In such thought experiments, the imputation of consent might take any of three forms:
- It might focus on what citizens could consent to. Here the trope is used to suggest why certain political arrangements would be tolerable within a political theory based on individualistic premises. It explores why individuals might be willing to give up some of their presumed natural freedom in order to achieve the benefits of society. It almost always focuses primarily on limits to legitimate state action: in specifying what individuals might be expected to consent to, it also specifies what they would be entitled to reject as an unjustified imposition.
- The trope might focus on what citizens should consent to. Here, the concern is not just with what individuals have sufficient interest to consent to, but also why they might have an obligation to do so. It concentrates not only on the role of the state but also on the role of the citizen – on the possibility that members might owe normative obligations to their societies.
- Or the trope may focus on what citizens would consent to if asked. This comes closest to a concern with actual consent, for at least in theory it retains a focus on the members themselves. It is just that in the absence of direct expressions of members’ consent, it is willing to presume them.

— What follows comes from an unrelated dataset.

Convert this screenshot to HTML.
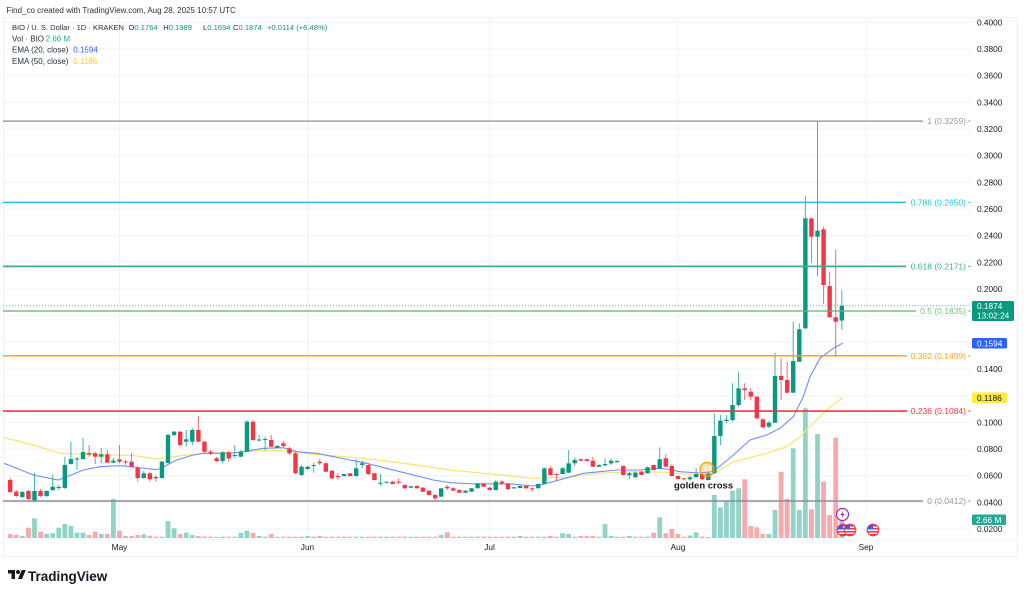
<!DOCTYPE html>
<html><head><meta charset="utf-8">
<style>
html,body{margin:0;padding:0;background:#fff;}
body{width:1024px;height:595px;overflow:hidden;position:relative;font-family:"Liberation Sans",Arial,sans-serif;}
svg{position:absolute;left:0;top:0;}
text{font-family:"Liberation Sans",Arial,sans-serif;}
</style></head>
<body>
<svg id="c" width="1024" height="595" viewBox="0 0 1024 595" xmlns="http://www.w3.org/2000/svg">
<rect x="0" y="0" width="1024" height="595" fill="#fff"/>
<rect x="3.5" y="17.5" width="1014" height="539" fill="none" stroke="#eef0f4" stroke-width="1"/>
<g id="grid" stroke-width="1"></g>
<g id="vol"></g>
<g id="ema" fill="none" stroke-width="1.1">
<polyline stroke="#fbe46b" stroke-width="1.2" points="4,437.5 6.7,438.3 33.3,445 60,453.3 83.3,454.3 133.3,455.5 156.7,459 186.7,455 206.7,453.3 233.3,452.5 263.3,450.5 283.3,450.7 310,454 316.7,454.3 363.3,458.3 416.7,465 450,470 483.3,473.3 510,476 533.3,478.3 566.7,477.3 600,473.3 633.3,471.7 666.7,472.3 700,475.5 713.3,473.5 733.3,462 766.7,453.3 786.7,446.7 800,436.7 813.3,423.3 826.7,410 842.7,397.5"/>
<polyline stroke="#6d8ff5" points="4,463.5 6.7,464.3 33.3,475 58.3,480 66.7,476.7 83.3,470 100,466.7 120,465.7 133.3,467 156.7,469.7 163.3,467 176.7,460 193.3,455 203.3,453.3 216.7,453.3 233.3,453 243.3,451.7 263.3,448.3 283.3,447.7 296.7,451.7 316.7,453.3 350,460 366.7,463.3 400,471.7 433.3,480 450,482.7 476.7,484 510,483.8 533.3,486 540,485 556.7,480.7 583.3,473.3 600,471.7 616.7,470 640,470 656.7,468.3 666.7,469 680,471.7 700,473 713.3,471.5 733.3,455 750,440 766.7,435 780,428.3 793.3,416.7 803.3,396.7 810,376.7 820,358.3 833.3,348.3 842.7,343.1"/>
</g>
<g id="cnd"></g>
<line x1="3" y1="305.8" x2="971" y2="305.8" stroke="#089981" stroke-width="0.8" stroke-dasharray="1,2" opacity="0.8"/>
<g stroke-width="1.3">
<line x1="3" y1="121.1" x2="923" y2="121.1" stroke="#8a8d96"/>
<line x1="3" y1="202.3" x2="906" y2="202.3" stroke="#22c3d6"/>
<line x1="3" y1="266.4" x2="906" y2="266.4" stroke="#3fae98" stroke-width="1.8"/>
<line x1="3" y1="311" x2="916" y2="311" stroke="#5cb85c"/>
<line x1="3" y1="355.8" x2="907" y2="355.8" stroke="#ff9800"/>
<line x1="3" y1="411.1" x2="907" y2="411.1" stroke="#f23645" stroke-width="1.6"/>
<line x1="3" y1="501" x2="923" y2="501" stroke="#8a8d96" stroke-width="1.5"/>
</g>
<g font-size="8.5" text-anchor="end">
<text x="966" y="124" fill="#9598a1">1 (0.3259)</text>
<text x="966" y="205.3" fill="#22c3d6">0.786 (0.2650)</text>
<text x="966" y="269.4" fill="#3fae98">0.618 (0.2171)</text>
<text x="966" y="314" fill="#7cc47c">0.5 (0.1835)</text>
<text x="966" y="358.8" fill="#ffa726">0.382 (0.1499)</text>
<text x="966" y="414.1" fill="#f23645">0.236 (0.1084)</text>
<text x="966" y="504" fill="#9598a1">0 (0.0412)</text>
</g>
<g stroke-width="1.2">
<line x1="968.5" y1="121.1" x2="970.5" y2="121.1" stroke="#9598a1"/>
<line x1="968.5" y1="202.3" x2="970.5" y2="202.3" stroke="#22c3d6"/>
<line x1="968.5" y1="266.4" x2="970.5" y2="266.4" stroke="#3fae98"/>
<line x1="968.5" y1="311" x2="970.5" y2="311" stroke="#5cb85c"/>
<line x1="968.5" y1="355.8" x2="970.5" y2="355.8" stroke="#ff9800"/>
<line x1="968.5" y1="411.1" x2="970.5" y2="411.1" stroke="#f23645"/>
<line x1="968.5" y1="501" x2="970.5" y2="501" stroke="#9598a1"/>
</g>
<circle cx="707" cy="469.5" r="7" fill="rgba(255,167,38,0.28)" stroke="#ff9800" stroke-width="1.3"/>
<text x="674" y="488.5" font-size="9.5" font-weight="bold" fill="#131722">golden cross</text>
<circle cx="842.5" cy="514.5" r="6" fill="#fff" stroke="#9c27b0" stroke-width="1.2"/>
<path d="M843.5 510.5 L840.5 515 L842.5 515 L841.5 518.5 L844.5 514 L842.5 514 Z" fill="#9c27b0"/>
<defs>
<clipPath id="f1"><circle cx="843" cy="530" r="5.6"/></clipPath>
<clipPath id="f2"><circle cx="850" cy="530" r="5.6"/></clipPath>
<clipPath id="f3"><circle cx="873" cy="530" r="5.6"/></clipPath>
</defs>
<g id="flags"></g>
<g font-size="8.3" fill="#131722" id="ax"></g>
<rect x="972" y="301" width="42" height="20" rx="1.5" fill="#089981"/>
<text x="977" y="309" font-size="8.3" fill="#fff">0.1874</text>
<text x="977" y="318.5" font-size="8.3" fill="#fff">13:02:24</text>
<rect x="972" y="338" width="35" height="10.5" rx="1.5" fill="#2962ff"/>
<text x="977" y="346.3" font-size="8.3" fill="#fff">0.1594</text>
<rect x="972" y="392.5" width="35" height="10.5" rx="1.5" fill="#ffeb3b"/>
<text x="977" y="400.8" font-size="8.3" fill="#131722">0.1186</text>
<rect x="972" y="514.5" width="34" height="10.5" rx="1.5" fill="#22ab94"/>
<text x="976" y="522.8" font-size="8.3" fill="#fff">2.66 M</text>
<g font-size="8.3" fill="#131722" text-anchor="middle">
<text x="119.5" y="550">May</text>
<text x="307.5" y="550">Jun</text>
<text x="489.5" y="550">Jul</text>
<text x="678" y="550">Aug</text>
<text x="866" y="550">Sep</text>
</g>
<text x="6.5" y="13" font-size="8" fill="#2a2e39">Find_co created with TradingView.com, Aug 28, 2025 10:57 UTC</text>
<g font-size="7.6" fill="#2a2e39">
<text x="12" y="30" textLength="112" lengthAdjust="spacingAndGlyphs">BIO / U. S. Dollar · 1D · KRAKEN</text>
<text x="128.5" y="30">O<tspan fill="#089981">0.1764</tspan></text>
<text x="163.3" y="30">H<tspan fill="#089981">0.1989</tspan></text>
<text x="203" y="30">L<tspan fill="#089981">0.1694</tspan></text>
<text x="233" y="30">C<tspan fill="#089981">0.1874</tspan></text>
<text x="267" y="30" fill="#089981">+0.0114 (+6.48%)</text>
</g>
<g font-size="8" fill="#2a2e39">
<text x="12" y="41.3">Vol · BIO</text>
<text x="45.7" y="41.3" fill="#22ab94">2.66 M</text>
<text x="12" y="52.3">EMA (20, close)</text>
<text x="73.3" y="52.3" fill="#2962ff">0.1594</text>
<text x="12" y="63.8">EMA (50, close)</text>
<text x="73.3" y="63.8" fill="#f5cf2f">0.1186</text>
</g>
<g transform="translate(8,568) scale(0.5)" fill="#131722">
<path d="M14 22H7V11H0V4h14v18z"/>
<circle cx="20" cy="8" r="4"/>
<path d="M28 22h-8l7.5-18h8L28 22z"/>
</g>
<text x="28" y="581" font-size="13.5" font-weight="bold" fill="#131722">TradingView</text>
</svg>
<script>
(function(){
var NS="http://www.w3.org/2000/svg";
var D=[
[480,478,493,492,534],[491.7,490,497,496,535],[497,491,498,492,536],[491,490,501.7,499,527.7],[501,473,502,491,518.3],
[491,489,497,496,531.7],[496,490,497,491,534],[490,475,491,486.7,533.3],[488,485,490,487,527.7],[488,456.7,489,465,524],
[464,441.7,464.5,459,526],[459.5,456.7,470,458.5,532.7],[459,438,460,452,532.7],[453,445,456.7,454.5,535],[453.3,452,464,456.7,531.7],
[456.7,448,463.3,454.3,534],[454.3,450,462.7,462.7,534],[462.7,458,463.3,460.7,499],[459.3,445,463.3,461.7,530.7],[461.5,460,465,462,536],
[461.7,453,466.7,466.7,536],[468,466,481.7,478,535],[478,471,478.5,473.3,534.3],[473.3,472,481.7,479.3,535.7],[477,475,481.7,478.3,536.7],
[478,461,478.5,461.7,536.7],[463,434,463.5,435,521],[435,431,436,431.7,528.3],[431.7,431,446,445,534],[441.7,430,446.7,439.3,532.7],
[441.7,428,445,430,535],[430,416,442,441.7,536],[441.7,441,453,451.7,536.7],[451.7,450,455,453.3,536.7],[458.3,457,462,461,537],
[461,451,463,452.3,536.7],[452.3,451,461.7,458.3,536.7],[455.7,445,458.3,455,536.7],[456.7,450,457,451.7,532.7],[451.7,420,452,421.7,530.7],
[421.7,420,441,440,532.7],[440.5,435,441.7,439.5,536],[440,436.7,450,439,536.7],[440,435,447,446.7,534],[447.7,445,448,446,536.7],
[443.3,441,447,446,536.7],[448.3,447,455,453.3,536.7],[453.3,452,474,473.3,536.7],[475,465,476,466.7,536.7],[469,466,470,466.7,536],
[466,462.7,472.7,465,536.7],[461.7,459,465,463.3,536],[463.3,461.7,472,471.7,536.7],[470.7,470,479,478.3,536.7],[476,473.3,480,477.3,536.7],
[476,474,477,474,536.7],[473.3,473,476.5,476,536.7],[476,459.3,476.7,468.3,536.7],[465,460.7,468.3,463.3,536.7],[465,463.3,475,474,536.7],
[473.3,473,480.5,480,536.7],[483.3,474,486,482.7,536.7],[482.7,481.5,483.5,481.7,536.7],[481.7,481,484.5,484,536.7],[481.7,478.3,484,482.7,536.7],
[485,484.5,488.7,488.3,536.7],[487.7,486,488.3,486.3,536.7],[486,485.5,488.5,488.3,536.7],[487.7,487,492,491.7,536.7],[490.7,490,495.5,495,536.7],
[495,494.5,500.7,498.3,536.7],[496.7,488,497,488.3,535],[486.7,485,490,488.3,532.3],[488.3,487.5,491,490.7,536.7],[490,489.5,493,492.7,536.7],
[492.7,490,493,490.7,536.7],[491.7,488,492,488.3,536.7],[488.3,483,488.5,483.3,536.7],[483.3,483,487,486.7,536.7],[487.7,487,490.5,490,536.7],
[490,480,490.5,481.7,536.7],[481.7,480,485.5,483.3,536.7],[484,483,489.7,489.3,536.7],[488.3,487,489,487.3,536.7],[488,485.5,488.5,486,536],
[486,485.5,488.5,488.3,536.7],[488.3,487.5,491.7,489.3,536.7],[488.3,483.5,488.5,484,536.7],[484,467.5,484.5,468.3,536.7],[468.3,466,475.5,475,536],
[474,473.5,480.7,475,536.7],[474,467,474.5,468.3,533.3],[472.7,450,473,463.3,534],[463.3,457.3,466,460,536.7],[459.3,458.5,461,460.7,536],
[459.3,458.5,461.5,461,536],[460.7,456.7,467,466.7,536],[466.7,464,467,465,536.7],[465.3,458.3,466,464,524],[463.3,458.3,465,460.7,536],
[462,460,463,461,536.7],[466,465.5,475.5,475,536.7],[475.3,472,479.3,473.3,536],[477.3,471.5,477.8,472.7,536.7],[471.7,471,475.5,475,536.7],
[473.3,466.5,473.8,467.3,536.7],[465,464.5,470.5,470,532.7],[468.3,447.3,469,459.3,517.3],[458.3,454,467,466.7,533.3],[466,464,476.5,476,529],
[476,475.5,479.5,479,534],[478.3,478,480,479.3,536.7],[479.3,476,480.7,477.3,535.5],[477.3,468.3,477.8,474,532.3],[474,473.5,479.8,479.3,536.5],
[480,472.5,480.5,473.3,537],[473.3,413.3,474,436,495],[436,415,445,420.7,507.3],[421,415,423,419.7,501.7],[420,383.3,421.7,405,490.7],
[405,371.7,406.7,388.3,488.3],[388.3,383.3,400,390,479.3],[391.7,388,400,396.7,526],[396.7,396,419,418.3,527.3],[419.3,418,428,427.3,534],
[426.7,421,428,422.7,534],[422.7,352.7,423,376,510],[376,358.3,400,380,471.7],[380,361.7,393.3,392.7,499],[392.7,321.7,393.3,361,448.3],
[361.7,323.3,362,329.3,510],[328.3,196,329,218.3,408.3],[218.3,218,262.7,236.7,509.3],[236.7,121.1,276,230.7,434],[229.3,226.7,304,285,481.7],
[286,271.7,304,317.3,515],[317.3,249.3,356.7,321.7,437.7],[320.5,290.5,329.8,305.8,519.5]
];
function el(parent,tag,attrs){var e=document.createElementNS(NS,tag);for(var k in attrs)e.setAttribute(k,attrs[k]);parent.appendChild(e);return e;}
var X0=10.2,DX=6.07,BW=4.4,VB=538;
var vol=document.getElementById('vol'),cnd=document.getElementById('cnd'),grid=document.getElementById('grid'),ax=document.getElementById('ax');
var pink={"0.3400":1,"0.2800":1,"0.1200":1,"0.0800":1};
for(var k=0;k<=19;k++){
  var p=0.4-k*0.02; var y=22.3+(0.4-p)*1333.5; var lab=p.toFixed(4);
  el(grid,'line',{x1:3,y1:y.toFixed(1),x2:971,y2:y.toFixed(1),stroke:pink[lab]?'#fbeef0':'#eef3f6'});
  if(lab==="0.1800"||lab==="0.1600"||lab==="0.1200") continue;
  var t=el(ax,'text',{x:977,y:(y+3).toFixed(1)}); t.textContent=lab;
}
[119.5,307.5,489.5,678,866].forEach(function(x){el(grid,'line',{x1:x,y1:17,x2:x,y2:540,stroke:'#f0f3f6'});});
el(grid,'line',{x1:3,y1:539.5,x2:1017,y2:539.5,stroke:'#f3f4f7'});
D.forEach(function(c,i){
  var x=X0+i*DX,o=c[0],h=c[1],l=c[2],cl=c[3],v=c[4],up=cl<=o;
  var col=up?'#089981':'#f23645',vcol=up?'#92d3c8':'#f8a9ae';
  el(vol,'rect',{x:(x-2.4).toFixed(2),y:v,width:4.8,height:Math.max(0.8,VB-v).toFixed(2),fill:vcol});
  el(cnd,'line',{x1:x.toFixed(2),y1:h,x2:x.toFixed(2),y2:l,stroke:col,'stroke-width':1,opacity:0.75});
  var top=Math.min(o,cl),bh=Math.max(1,Math.abs(o-cl));
  el(cnd,'rect',{x:(x-BW/2).toFixed(2),y:top,width:BW,height:bh.toFixed(2),fill:col});
});
var fl=document.getElementById('flags');
[[843,'f1'],[850,'f2'],[873,'f3']].forEach(function(a){
  var cx=a[0],g=el(fl,'g',{'clip-path':'url(#'+a[1]+')'});
  el(g,'rect',{x:cx-6,y:524,width:12,height:12,fill:'#fff'});
  for(var s=0;s<4;s++) el(g,'rect',{x:cx-6,y:525+s*3,width:12,height:1.5,fill:'#f23645'});
  el(g,'rect',{x:cx-6,y:524,width:6,height:5.5,fill:'#2962ff'});
  el(fl,'circle',{cx:cx,cy:530,r:5.8,fill:'none',stroke:'#f23645','stroke-width':1.1});
});
})();
</script>
</body></html>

These are not pure types. It is possible to imagine them being blended, or to imagine (for example) the third slipping towards the first and second as the theorist neglects evidence of members’ actual preferences and instead relies on his or her own presumptions. Indeed, I suspect that these three are blended in different proportions in most thought experiments. But in each case, one can see how the particular way in which the language of consent is deployed would discipline the analysis.